Trump Savings Accounts vs. 529 Plans vs. Custodial Accounts: Which Account Is Right for Your Child?
- Steven C. Balch, CFP®

- Mar 5
- 4 min read
If you are saving for your child or grandchild, you now have more options than ever.
Many families are asking:
Should I use the Trump Savings Account vs 529?
Which account is best for my specific goals?
If I only have limited dollars to save, where should I prioritize?
The answer depends on your goals, tax situation, and how much control you want to keep.
Each account has different tax rules, withdrawal restrictions, and long-term planning implications.
The truth is, this is not an either-or decision. Each account has a purpose. The right choice depends on what you are trying to accomplish.
Here is what you need to know.
Start With the Goal
Before choosing an account, ask one simple question:
What is this money for?
Is it for college tuition?
Is it for flexibility later in life?
Is it to build early retirement savings for your child?
Is it simply to take advantage of tax benefits and government incentives?
Is it a mixture of goals?
The answer drives your decision-making.
The 529 Plan: Core Education Tool
If the primary goal is college tuition, the 529 plan remains the strongest option for most families.
Here’s why:
Growth is tax-free if used for qualified education expenses.
The account owner keeps control indefinitely.
Many states offer tax deductions or credits.
Funds can be used for certain K–12 expenses.
After 15 years, unused funds can potentially be rolled into a Roth IRA (up to a $35,000 lifetime limit, subject to annual contribution limits).That last point is important. The 529 is no longer “use it or lose it” in the same way people feared years ago.
If the goal is education, the 529 should usually be the main priority.
The Custodial Account (UGMA/UTMA): Maximum Flexibility
If the goal is flexibility, the custodial account is the most open-ended option.
Funds can be used for anything that benefits the child.
There are no restrictions tied to education.
There is no penalty for non-qualified use.
However:
Realized gains are taxable each year.
The child gains full control at the age of majority (usually 18–21).
Financial aid treatment is often less favorable.
If you want money available for a future business idea, a home purchase, travel, or general opportunities beyond education, this account offers maximum flexibility.
But you must be comfortable with your child having full control as a young adult.
The Trump Savings Account: Retirement-Focused
The Trump Savings Account functions more like a long-term retirement vehicle for a child.
Key features include:
Contributions up to $5,000 per year per child.
A $1,000 automatic government contribution for eligible children born 2025–2028.
Funds generally cannot be withdrawn before January 1 of the year the child turns 18.

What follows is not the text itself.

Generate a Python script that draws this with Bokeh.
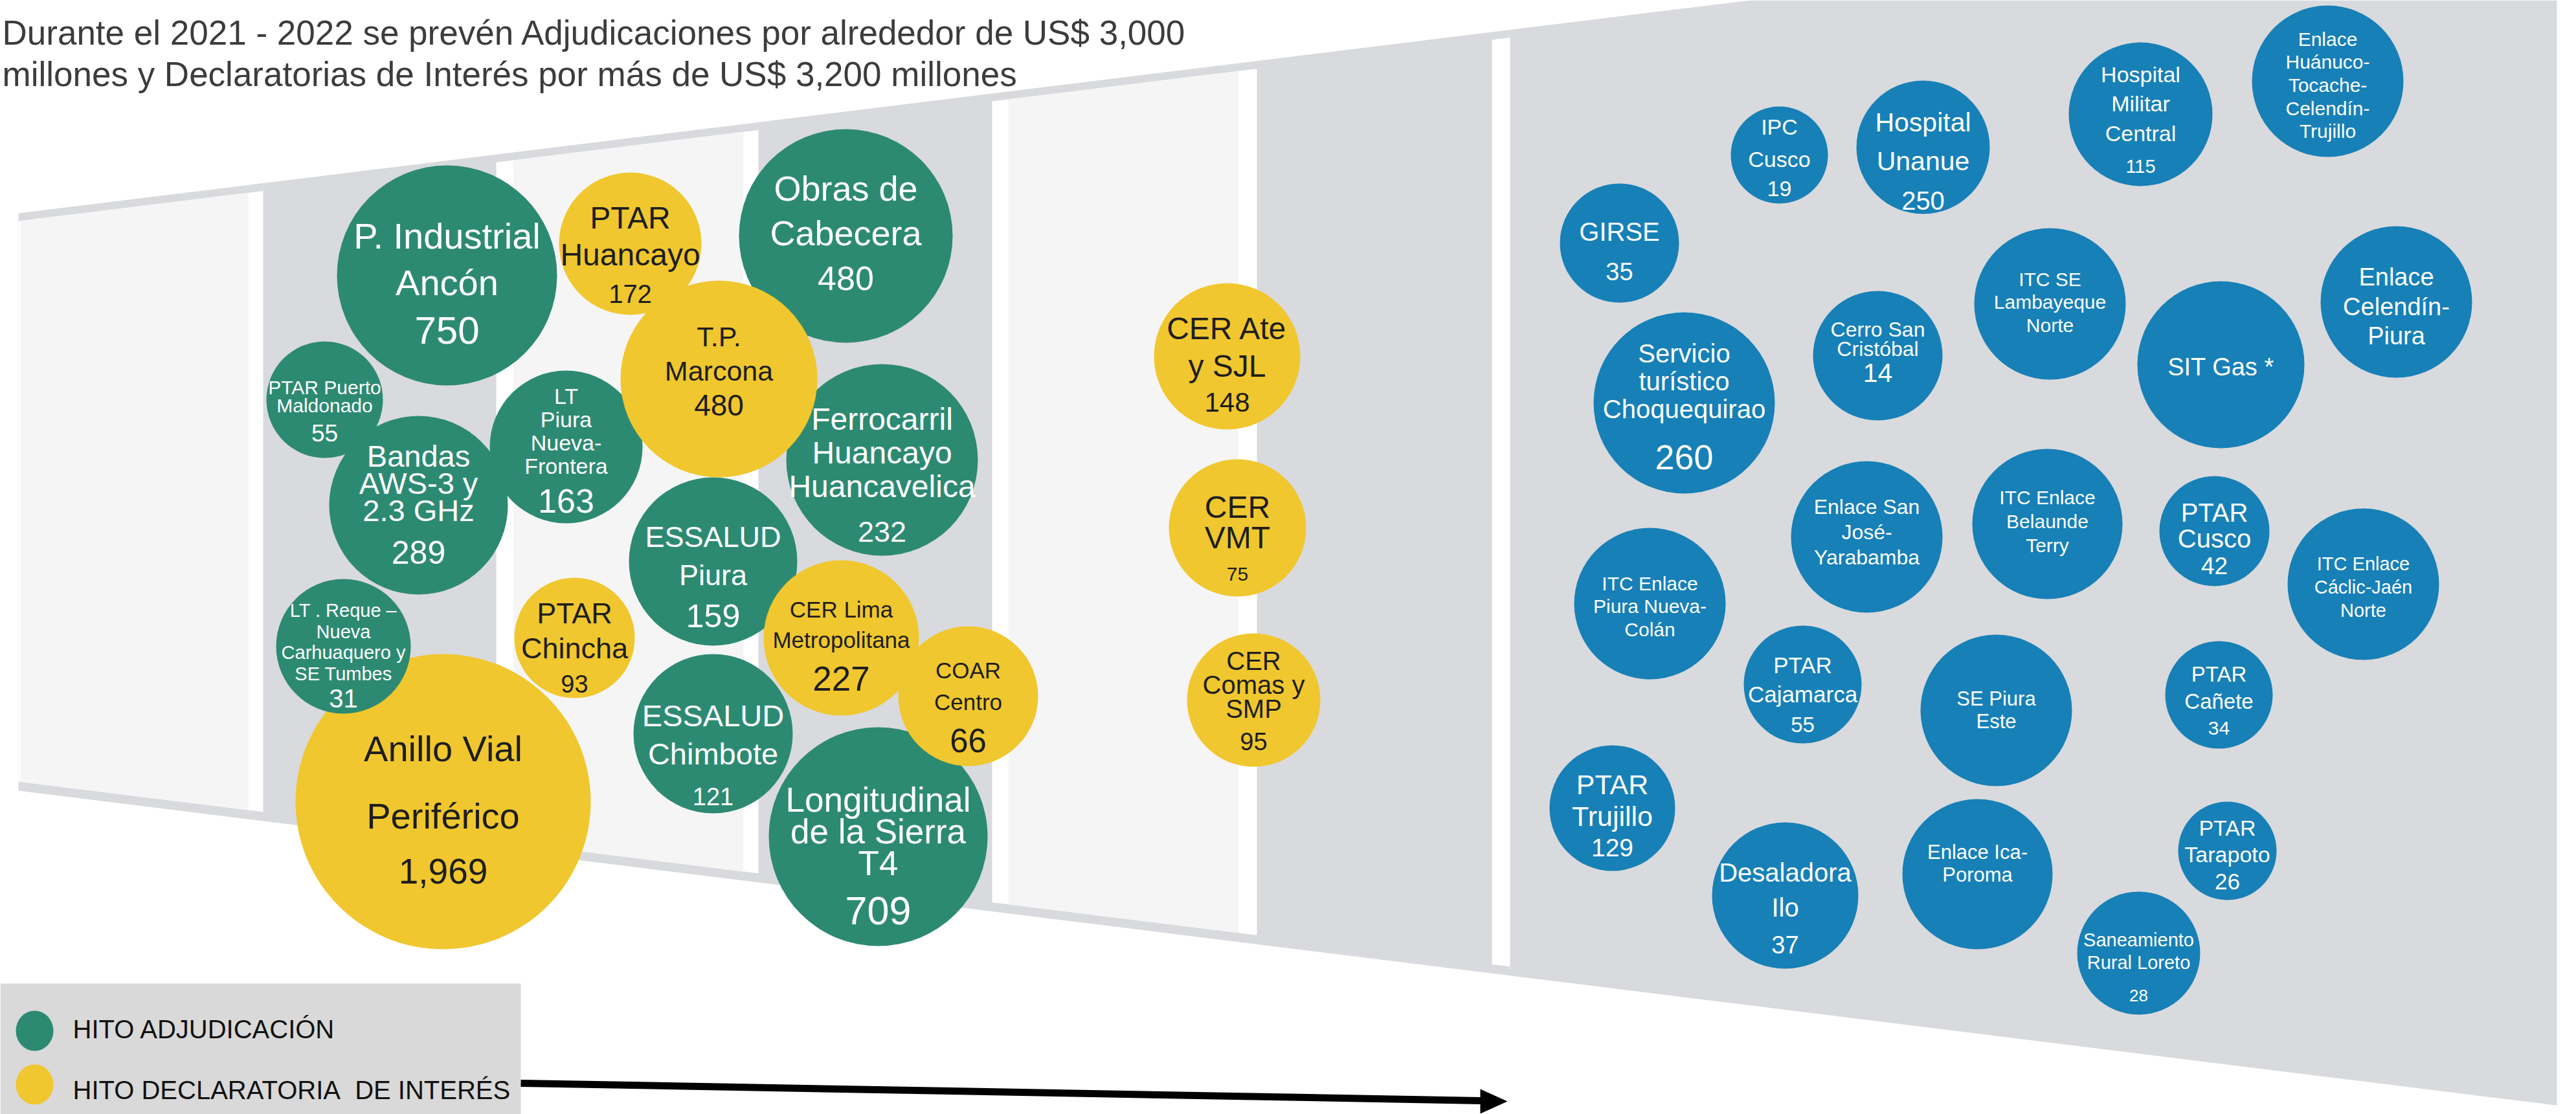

After age 18, the account is generally treated like a traditional IRA and subject to IRA rules.
Withdrawals are subject to ordinary income tax on gains and potential penalties similar to IRA rules.
There may be Roth conversion opportunities once the child turns 18, depending on income and planning.
This account is less flexible in the short term but may be powerful for long-term retirement compounding.
For small business owners, there may also be a tax deduction opportunity of up to $2,500 per employee (not per employee’s child), which can make it attractive in certain scenarios.

How I’m Prioritizing This With Clients
Here’s how I’m practically approaching this decision with families trying to save for their children.
1. Capture the Free $1,000
If a child qualifies for the $1,000 automatic government contribution, the first step is simple: open the Trump Savings Account and secure that deposit.
Free money matters.
Even if you decide not to heavily fund the account right away, capturing that initial contribution gives the child a head start. With time and compounding, even $1,000 invested early can grow meaningfully over 18 years.
2. If Cash Flow Is Limited
If dollars are tight and a family can only realistically prioritize one account for their children, I typically recommend starting with the 529 plan.
For most households, it remains the strongest foundational savings vehicle. Education is one of the largest predictable expenses many families will face, and the 529 is specifically designed to address that risk in a tax-efficient way.
3. If Cash Flow Is Stronger
If there are additional funds available beyond 529 contributions, we begin layering in other options based on goals.
At that point, I often look at the Trump Savings Account next, especially for small business owners who may benefit from tax deductions tied to contributions. In that situation, the account can serve two purposes: building long-term retirement savings for the child while potentially creating a business tax advantage.
After that, I may consider a taxable brokerage account in your name for flexibility and liquidity. You maintain control of the assets and can gift funds to a child later.
Custodial accounts can then be added if the objective is to provide funds that the child will fully control upon adulthood.
Each layer adds flexibility, but also trade-offs, particularly around taxation and control.
This sequence prioritizes tax efficiency and flexibility.
Final Thoughts
There is no single “best” account.
There is a best structure based on your goals.
If the primary goal is education, the 529 is usually the strongest solution.
If the goal is flexibility when your child turns 18 or 21, the custodial account makes sense.
If the goal is to build long-term retirement savings and potentially create Roth planning opportunities later, the Trump Savings Account may be appropriate.
The best account is the one that aligns with your goals, your tax situation, and the level of control you want to maintain.
Clear goals lead to clear decisions.